A Consul monitoring dashboard

Cloud Controller

Metrics	Description
`total_users`	The total number of users ever created, including inactive users.
`http_status.XXX`	The number of the HTTP response status codes of type XXX. It makes sense to set up alert thresholds for 5XX status codes.
`log_count.debug`	The number of log messages of different severities. Pay attention to the fatal/error/warn levels. A good candidate for setting up alert thresholds.

UAA

Metrics	Description
`user_authentication_failure_count`	The number of failed user authentication attempts since the last start of the UAA process
`user_not_found_count`	The number of times a user was not found since the last start of the UAA process
`user_password_changes`	The number of successful password changes by a user since the last start of the UAA process
`user_password_failures`	The number of failed password changes by a user since the last start of the UAA process

These metrics are good candidates for setting up security alert thresholds.

Application metrics

There are several more components inside Cloud Foundry that do not stream metrics via Firehose, but also need monitoring to assure flawless operation of your Cloud Foundry deployment (e.g., internal MySQL/PostgreSQL, HAProxy, or NGINX).

See the Monitoring third-party services section to get an idea of how to retrieve metrics from such components.

The container metrics and HTTP events from applications are also streamed via Firehose and, hence, are available on Cloud Foundry out of the box.

System metrics

Metrics	Description
`CPU`	CPU usage
`Memory`	Memory usage
`Disk`	Disk usage

HTTP metrics

Metric	Description
`responses.XXX`	The number of the HTTP response status codes of type XXX (it makes sense to convert them to rate)

In addition, you can derive some useful metrics from the HttpStartStop event inside a nozzle.
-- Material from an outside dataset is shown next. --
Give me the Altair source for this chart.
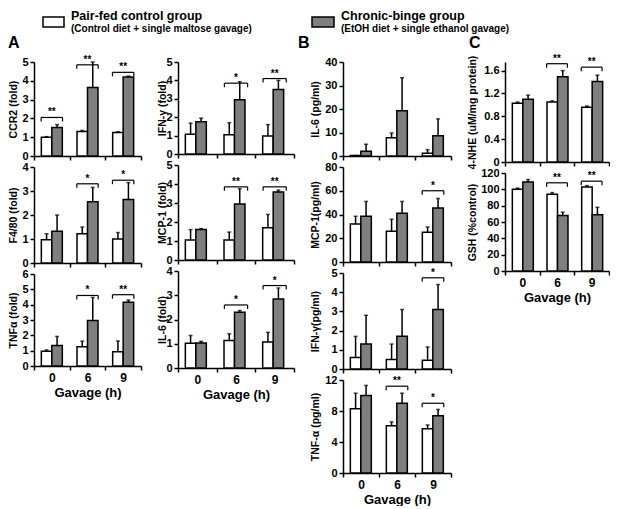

To do so, you need to use the ApplicationId field inside the HttpStartStop struct to map a request to a particular application. StartTimestamp / StopTimestampStatusCode to distinguish good responses from the bad ones.

Metrics	Description
`request`	The number of good HTTP responses
`error`	The number of bad HTTP responses
`response times`	Application response time

You can retrieve more technical metrics by using certain buildpack internals (e.g., JMX integration, APM agents, etc.). To get business metrics, you can define them inside the application and then send to a metrics receiving system (e.g., a statsd daemon).

cloud-foundry-deployment-metrics-application-visualized

Application metrics visualized

Monitoring third-party services

Some services (e.g., RabbitMQ or Redis) stream metrics via Firehose, so all you need to start monitoring them is deploy a Firehose nozzle. With the services that do not send metrics to Firehose, things get a bit more complicated. You need to gather metrics on your own, know where to collect them from (e.g., IP+Port) and, probably, what the credentials are. Hopefully, there are lots of metric collectors featuring a predefined integration with a great number of services. Thus, you need to install the agent on the service and create a proper auto-configuration (e.g., based on a BOSH manifest file).

Similarly, you can monitor the Cloud Foundry components that do not stream metrics via Firehose (e.g., internal MySQL/PostgreSQL, HAProxy, or NGINX).

All the dashboards in the blog post were taken from Heartbeat—a monitoring tool containing all the mentioned metrics and many others.